La robotique agricole
Les robots autonomes gagnent progressivement les exploitations. Ils permettent notamment :
- Un désherbage mécanique ultra-précis, réduisant l’usage des herbicides.
- Des semis ciblés et une gestion optimisée des cultures.
- Une économie de carburant grâce à une faible consommation énergétique et des déplacements intelligents.
Perspectives économiques et soutien des filières
Outre les bénéfices environnementaux, la réduction de l’empreinte carbone en agriculture est aussi porteuse d’opportunités économiques. En France, de nombreux dispositifs d’aide encouragent les exploitants à investir dans des pratiques durables.
Les marchés du carbone agricole, en développement, permettent aux agriculteurs de valoriser financièrement les réductions d’émission ou le stockage de carbone via des certifications (Label Bas-Carbone). Ces dispositifs offrent un revenu complémentaire et incitent à la généralisation des bonnes pratiques.
D’autre part, les consommateurs sont de plus en plus sensibles aux enjeux environnementaux. Les labels environnementaux, comme HVE (Haute Valeur Environnementale) ou Bio, deviennent des arguments de vente différenciants. Les acteurs de la grande distribution et les transformateurs alimentaires s’impliquent également, en intégrant les critères carbone dans leurs cahiers des charges fournisseurs.
Vers une transition progressive, mais inévitable
La transition vers une agriculture bas-carbone impose de repenser les systèmes agricoles, mais elle offre aussi des leviers de résilience face au changement climatique.
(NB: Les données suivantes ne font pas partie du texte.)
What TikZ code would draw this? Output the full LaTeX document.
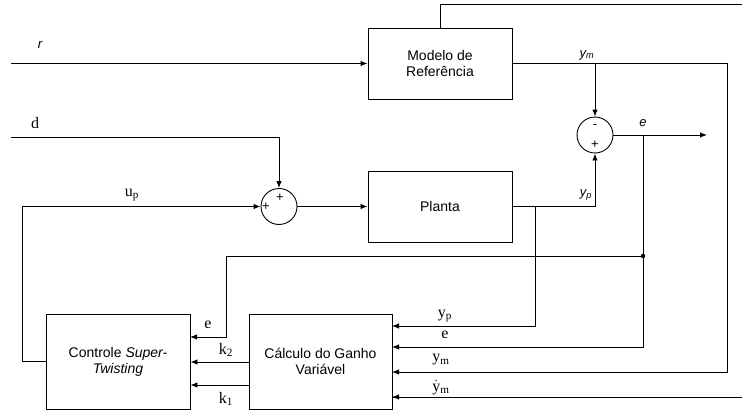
\documentclass[tikz,border=0pt]{standalone}
\usepackage{amsmath}
\usepackage{fontspec}
\setmainfont{Liberation Serif}
\setsansfont{Liberation Sans}
\usetikzlibrary{arrows.meta}
\begin{document}
\begin{tikzpicture}[x=1pt,y=-1pt,line width=0.9pt,
  >={Latex[length=7pt,width=5.5pt]},
  blk/.style={draw,minimum width=144pt,inner sep=0pt,align=center,
    font=\sffamily\fontsize{14}{16}\selectfont},
  sumc/.style={draw,circle,minimum size=36pt,inner sep=0pt},
  slab/.style={font=\sffamily\itshape\fontsize{13}{14}\selectfont,inner sep=0pt},
  sgn/.style={font=\sffamily\fontsize{13}{13}\selectfont,inner sep=0pt},
  tlab/.style={font=\fontsize{16}{17}\selectfont,inner sep=0pt}]
\useasboundingbox (0,0) rectangle (742,412);
% blocks
\node[blk,minimum height=71pt] (ref) at (440,63.5) {Modelo de\\Referência};
\node[blk,minimum height=71pt] (pl) at (440,206.5) {Planta};
\node[blk,minimum height=95pt] (ctl) at (118,361.5) {Controle \textit{Super-}\\\textit{Twisting}};
\node[blk,minimum width=143pt,minimum height=95pt] (calc) at (320.5,361.5) {Cálculo do Ganho\\Variável};
\node[sumc] (s1) at (279,206.5) {};
\node[sumc] (s2) at (595,135) {};
% coordinates
\coordinate (rin) at (11,63.5);
\coordinate (din) at (11,137);
\coordinate (top) at (440,4);
\coordinate (topR) at (743,4);
\coordinate (ymR) at (727,63.5);
\coordinate (eout) at (707,135);
\coordinate (be) at (643,135);
\coordinate (dot) at (643,256);
\coordinate (eL) at (226,256);
\coordinate (bp) at (535,206.5);
\coordinate (upL) at (22,361.5);
\coordinate (cyp) at (392,326);
\coordinate (ce) at (392,347);
\coordinate (cym) at (392,372);
\coordinate (cdym) at (392,397);
\coordinate (ke) at (190,337);
\coordinate (k2) at (249,362);
\coordinate (k1) at (249,385);
% connectors
\draw[->] (rin) -- (ref.west);
\draw (ref.north) -- (top) -- (topR) |- (cdym);
\draw[->] (topR |- cdym) -- (cdym);
\draw[->] (ref.east) -- (ymR) |- (cym);
\draw[->] (s2 |- ref.east) -- (s2.north);
\draw[->] (pl.east) -| (s2.south);
\draw[->] (bp) |- (cyp);
\draw[->] (s2.east) -- (eout);
\draw[->] (be) |- (ce);
\fill (dot) circle (2.2pt);
\draw[->] (dot) -- (eL) |- (ke);
\draw[->] (din) -| (s1.north);
\draw[->] (s1.east) -- (pl.west);
\draw[->] (ctl.west) -- (upL) |- (s1.west);
\draw[->] (k2) -- (ctl.east |- k2);
\draw[->] (k1) -- (ctl.east |- k1);
% labels
\node[slab] (lr) at (40,45) {r};
\node[slab] (lym) at (587,55) {y\textsubscript{m}};
\node[slab] (le) at (643,123) {e};
\node[slab] (lyp) at (586,195) {y\textsubscript{p}};
\node[sgn] (m2) at (595,127) {-};
\node[sgn] (p2) at (595,145) {+};
\node[sgn] (p1a) at (266,207) {+};
\node[sgn] (p1b) at (280,198) {+};
\node[tlab] (ld) at (35,123) {d};
\node[tlab] (lup) at (132,195) {u\textsubscript{p}};
\node[tlab] (lce) at (208,325) {e};
\node[tlab] (lk2) at (226,350) {k\textsubscript{2}};
\node[tlab] (lk1) at (226,399) {k\textsubscript{1}};
\node[tlab] (lyp2) at (445,316) {y\textsubscript{p}};
\node[tlab] (le2) at (445,335) {e};
\node[tlab] (lym2) at (441,360) {y\textsubscript{m}};
\node[tlab,anchor=base] (ldym) at (441,391) {$\dot{\text{y}}$\textsubscript{m}};
\end{tikzpicture}
\end{document}
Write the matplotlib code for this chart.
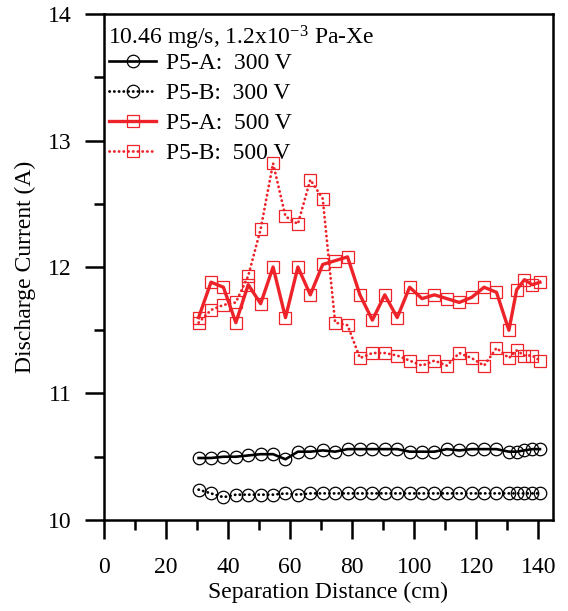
import matplotlib
matplotlib.use("Agg")
import matplotlib.pyplot as plt

# separation distance (cm), shared by all four runs
dist = [30.5, 34.5, 38.5, 42.5, 46.5, 50.5, 54.5, 58.5, 62.5, 66.5,
        70.5, 74.5, 78.5, 82.5, 86.5, 90.5, 94.5, 98.5, 102.5, 106.5,
        110.5, 114.5, 118.5, 122.5, 126.5, 130.5, 133.0, 135.5, 138.0, 140.5]

# discharge current (A)
a_300 = [10.49, 10.49, 10.50, 10.50, 10.51, 10.52, 10.52, 10.48, 10.54, 10.54,
         10.55, 10.54, 10.56, 10.56, 10.56, 10.56, 10.56, 10.54, 10.54, 10.54,
         10.56, 10.55, 10.56, 10.56, 10.56, 10.54, 10.54, 10.55, 10.56, 10.56]
b_300 = [10.24, 10.21, 10.18, 10.20, 10.20, 10.20, 10.20, 10.21, 10.20, 10.21,
         10.21, 10.21, 10.21, 10.21, 10.21, 10.21, 10.21, 10.21, 10.21, 10.21,
         10.21, 10.21, 10.21, 10.21, 10.21, 10.21, 10.21, 10.21, 10.21, 10.21]
a_500 = [11.60, 11.88, 11.84, 11.56, 11.86, 11.71, 12.00, 11.60, 12.00, 11.78,
         12.02, 12.05, 12.08, 11.78, 11.58, 11.78, 11.60, 11.84, 11.75, 11.78,
         11.75, 11.72, 11.76, 11.84, 11.80, 11.50, 11.82, 11.90, 11.86, 11.88]
b_500 = [11.56, 11.66, 11.70, 11.72, 11.93, 12.30, 12.82, 12.40, 12.34, 12.69,
         12.54, 11.56, 11.54, 11.28, 11.32, 11.32, 11.30, 11.26, 11.22, 11.26,
         11.22, 11.32, 11.28, 11.22, 11.36, 11.28, 11.34, 11.30, 11.30, 11.26]

RED = "#ee2229"
plt.rcParams["font.family"] = "Liberation Serif"
plt.rcParams["mathtext.fontset"] = "custom"
plt.rcParams["mathtext.rm"] = "Liberation Serif"
plt.rcParams["mathtext.it"] = "Liberation Serif:italic"

fig = plt.figure(figsize=(5.68, 6.11), dpi=100)
ax = fig.add_axes([0.183, 0.149, 0.79, 0.828])

dotted = (0, (0.1, 1.6))
common = dict(ms=9, mfc="none", mew=0.9)
ax.plot(dist, a_300, "-", color="k", lw=1.9, marker="o", mec="k",
        label="P5-A:  300 V", **common)
ax.plot(dist, b_300, linestyle=dotted, color="k", lw=2.0, marker="o", mec="k",
        dash_capstyle="round", label="P5-B:  300 V", **common)
ax.plot(dist, a_500, "-", color=RED, lw=2.4, marker="s", mec=RED,
        label="P5-A:  500 V", **common)
ax.plot(dist, b_500, linestyle=dotted, color=RED, lw=2.0, marker="s", mec=RED,
        dash_capstyle="round", label="P5-B:  500 V", **common)

ax.set_xlim(0, 144.6)
ax.set_ylim(10, 14)
ax.set_xticks(range(0, 141, 20))
ax.set_xticks(range(10, 141, 20), minor=True)
ax.set_yticks([10, 11, 12, 13, 14])
ax.set_yticks([10.5, 11.5, 12.5, 13.5], minor=True)
ax.tick_params(which="major", direction="out", length=14, width=1.8,
               labelsize=17)
ax.tick_params(axis="x", which="major", pad=13)
ax.tick_params(axis="y", which="major", pad=9.5)
ax.tick_params(which="minor", direction="out", length=7.5, width=1.8)
for s in ax.spines.values():
    s.set_linewidth(1.8)

ax.set_xlabel("Separation Distance (cm)", fontsize=17, labelpad=2.5)
ax.set_ylabel("Discharge Current (A)", fontsize=17, labelpad=8)

ax.text(0.01, 0.953, r"10.46 mg/s, 1.2x10$^{-3}$ Pa-Xe", transform=ax.transAxes,
        fontsize=17, va="center", ha="left")
ax.legend(loc="upper left", bbox_to_anchor=(-0.01, 0.943), frameon=False,
          fontsize=17, handlelength=2.0, handletextpad=0.42, labelspacing=0.365,
          borderaxespad=0.0)

fig.savefig("out.png", dpi=100)
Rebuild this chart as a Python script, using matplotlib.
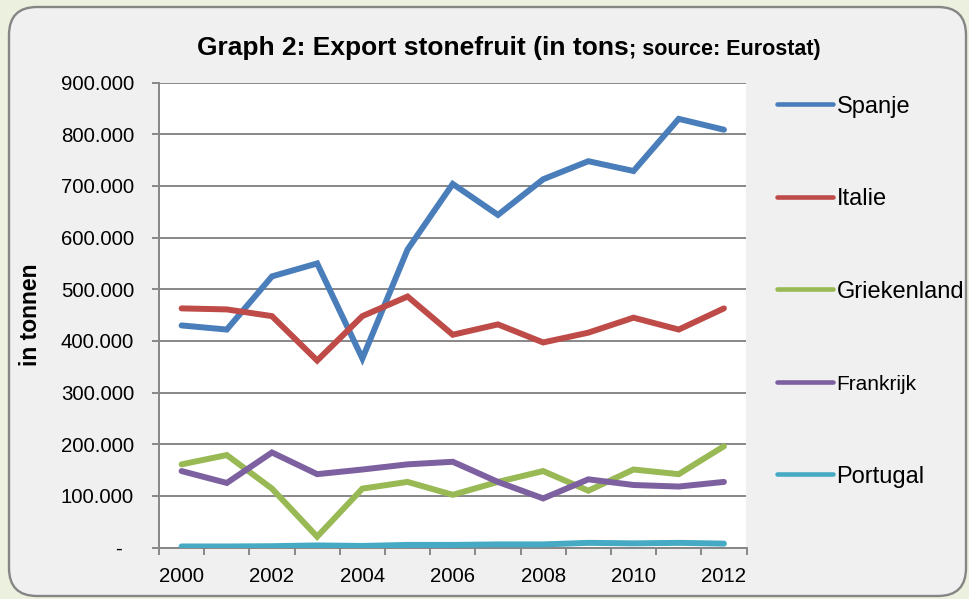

L’enjeu est double : atténuer les impacts en réduisant les émissions, tout en s’adaptant aux aléas climatiques croissants.
En combinant innovations technologiques, pratiques agroécologiques et incitations économiques, le secteur agricole peut devenir un acteur central de la décarbonation. Les exploitants, les coopératives, les collectivités territoriales et les consommateurs ont chacun un rôle à jouer pour transformer durablement nos modèles de production agricole.
Au fond, il s’agit de concilier performance économique, sobriété carbone et durabilité des ressources. Une ambition réaliste, à condition d’agir dès maintenant.